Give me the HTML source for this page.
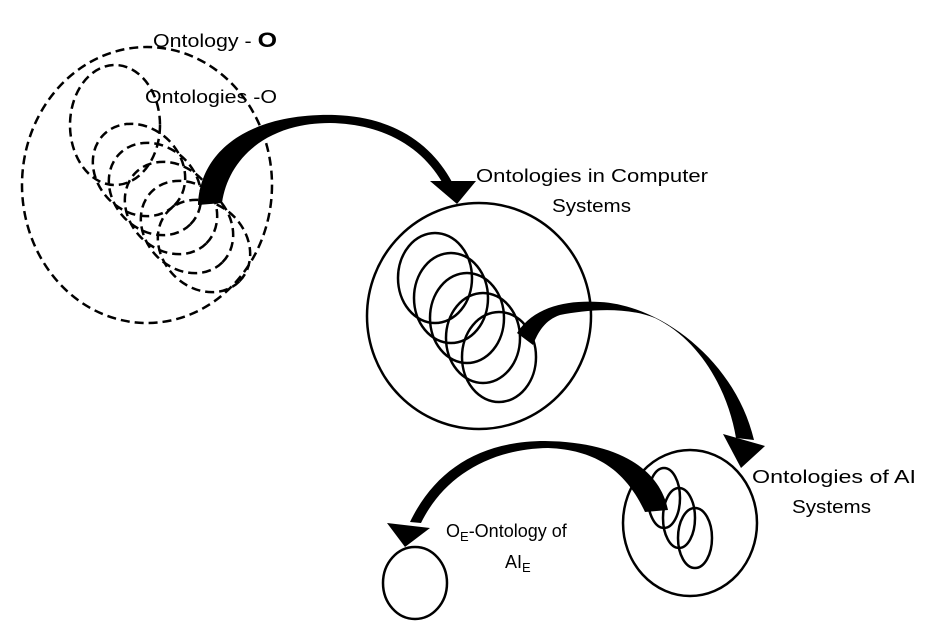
<!DOCTYPE html>
<html><head><meta charset="utf-8"><style>
html,body{margin:0;padding:0;background:#fff;}
svg{display:block;}
text{font-family:"Liberation Sans",sans-serif;font-size:18px;fill:#000;}
</style></head><body>
<svg width="931" height="629" viewBox="0 0 931 629" xmlns="http://www.w3.org/2000/svg">
<g fill="none" stroke="#000" stroke-width="2.5" stroke-dasharray="9,5">
<ellipse cx="147" cy="185" rx="125" ry="138"/>
<ellipse cx="115" cy="125" rx="45" ry="60"/>
<ellipse cx="0" cy="0" rx="50" ry="42" transform="translate(139,170) rotate(45)"/>
<ellipse cx="0" cy="0" rx="50" ry="42" transform="translate(155,189) rotate(45)"/>
<ellipse cx="0" cy="0" rx="50" ry="42" transform="translate(171,208) rotate(45)"/>
<ellipse cx="0" cy="0" rx="50" ry="42" transform="translate(187,227) rotate(45)"/>
<ellipse cx="0" cy="0" rx="50" ry="42" transform="translate(204,246) rotate(45)"/>
</g>
<g fill="none" stroke="#000" stroke-width="2.5">
<ellipse cx="479" cy="316" rx="112" ry="113"/>
<ellipse cx="435" cy="278" rx="37" ry="45"/>
<ellipse cx="451" cy="298" rx="37" ry="45"/>
<ellipse cx="467" cy="318" rx="37" ry="45"/>
<ellipse cx="483" cy="338" rx="37" ry="45"/>
<ellipse cx="499" cy="357" rx="37" ry="45"/>
<ellipse cx="690" cy="523" rx="67" ry="73"/>
<ellipse cx="664" cy="498" rx="16" ry="30"/>
<ellipse cx="679" cy="518" rx="16" ry="30"/>
<ellipse cx="695" cy="538" rx="17" ry="30"/>
<ellipse cx="415" cy="583" rx="32" ry="36"/>
</g>
<g fill="#000">
<path d="M198,205 C200,150 250,113 335,115 C395,117 432,145 452,182 L442,182 C422,148 385,124 330,123 C265,123 228,160 222,203 Z"/>
<polygon points="430,181 476,181 457,204"/>
<path d="M517,333 C535,305 570,300 600,302 C660,305 735,360 754,440 L736,438 C728,390 700,340 655,318 C625,306 585,310 560,315 C545,320 538,332 533,345 Z"/>
<polygon points="723,434 765,446 741,468"/>
<path d="M668,510 C660,470 620,442 545,441 C480,441 435,470 410,522 L421,523 C443,478 488,449 548,448 C605,450 630,480 645,512 Z"/>
<polygon points="387,523 430,528 405,547"/>
</g>
<text x="153" y="47" textLength="124" lengthAdjust="spacingAndGlyphs" font-size="19">Ontology - <tspan font-weight="bold" font-size="21">O</tspan></text>
<text x="145" y="103" textLength="132" lengthAdjust="spacingAndGlyphs" font-size="19">Ontologies -O</text>
<text x="476" y="182" textLength="232" lengthAdjust="spacingAndGlyphs">Ontologies in Computer</text>
<text x="552" y="212" textLength="79" lengthAdjust="spacingAndGlyphs">Systems</text>
<text x="752" y="483" textLength="164" lengthAdjust="spacingAndGlyphs">Ontologies of AI</text>
<text x="792" y="513" textLength="79" lengthAdjust="spacingAndGlyphs">Systems</text>
<text x="446" y="537" font-size="19">O<tspan font-size="13" dy="4">E</tspan><tspan dy="-4">-Ontology of</tspan></text>
<text x="505" y="568" font-size="19">AI<tspan font-size="13" dy="4">E</tspan></text>
</svg>
</body></html>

THE EXERCISE =>
Go through the listing above and write it all out exactly, leaving out any picture.

ANSWER TO THE PROBLEM =>
Give me the HTML source for this page.
<!DOCTYPE html>
<html><head><meta charset="utf-8"><style>
html,body{margin:0;padding:0;background:#fff;}
svg{display:block;}
text{font-family:"Liberation Sans",sans-serif;font-size:18px;fill:#000;}
</style></head><body>
<svg width="931" height="629" viewBox="0 0 931 629" xmlns="http://www.w3.org/2000/svg">
<g fill="none" stroke="#000" stroke-width="2.5" stroke-dasharray="9,5">
<ellipse cx="147" cy="185" rx="125" ry="138"/>
<ellipse cx="115" cy="125" rx="45" ry="60"/>
<ellipse cx="0" cy="0" rx="50" ry="42" transform="translate(139,170) rotate(45)"/>
<ellipse cx="0" cy="0" rx="50" ry="42" transform="translate(155,189) rotate(45)"/>
<ellipse cx="0" cy="0" rx="50" ry="42" transform="translate(171,208) rotate(45)"/>
<ellipse cx="0" cy="0" rx="50" ry="42" transform="translate(187,227) rotate(45)"/>
<ellipse cx="0" cy="0" rx="50" ry="42" transform="translate(204,246) rotate(45)"/>
</g>
<g fill="none" stroke="#000" stroke-width="2.5">
<ellipse cx="479" cy="316" rx="112" ry="113"/>
<ellipse cx="435" cy="278" rx="37" ry="45"/>
<ellipse cx="451" cy="298" rx="37" ry="45"/>
<ellipse cx="467" cy="318" rx="37" ry="45"/>
<ellipse cx="483" cy="338" rx="37" ry="45"/>
<ellipse cx="499" cy="357" rx="37" ry="45"/>
<ellipse cx="690" cy="523" rx="67" ry="73"/>
<ellipse cx="664" cy="498" rx="16" ry="30"/>
<ellipse cx="679" cy="518" rx="16" ry="30"/>
<ellipse cx="695" cy="538" rx="17" ry="30"/>
<ellipse cx="415" cy="583" rx="32" ry="36"/>
</g>
<g fill="#000">
<path d="M198,205 C200,150 250,113 335,115 C395,117 432,145 452,182 L442,182 C422,148 385,124 330,123 C265,123 228,160 222,203 Z"/>
<polygon points="430,181 476,181 457,204"/>
<path d="M517,333 C535,305 570,300 600,302 C660,305 735,360 754,440 L736,438 C728,390 700,340 655,318 C625,306 585,310 560,315 C545,320 538,332 533,345 Z"/>
<polygon points="723,434 765,446 741,468"/>
<path d="M668,510 C660,470 620,442 545,441 C480,441 435,470 410,522 L421,523 C443,478 488,449 548,448 C605,450 630,480 645,512 Z"/>
<polygon points="387,523 430,528 405,547"/>
</g>
<text x="153" y="47" textLength="124" lengthAdjust="spacingAndGlyphs" font-size="19">Ontology - <tspan font-weight="bold" font-size="21">O</tspan></text>
<text x="145" y="103" textLength="132" lengthAdjust="spacingAndGlyphs" font-size="19">Ontologies -O</text>
<text x="476" y="182" textLength="232" lengthAdjust="spacingAndGlyphs">Ontologies in Computer</text>
<text x="552" y="212" textLength="79" lengthAdjust="spacingAndGlyphs">Systems</text>
<text x="752" y="483" textLength="164" lengthAdjust="spacingAndGlyphs">Ontologies of AI</text>
<text x="792" y="513" textLength="79" lengthAdjust="spacingAndGlyphs">Systems</text>
<text x="446" y="537" font-size="19">O<tspan font-size="13" dy="4">E</tspan><tspan dy="-4">-Ontology of</tspan></text>
<text x="505" y="568" font-size="19">AI<tspan font-size="13" dy="4">E</tspan></text>
</svg>
</body></html>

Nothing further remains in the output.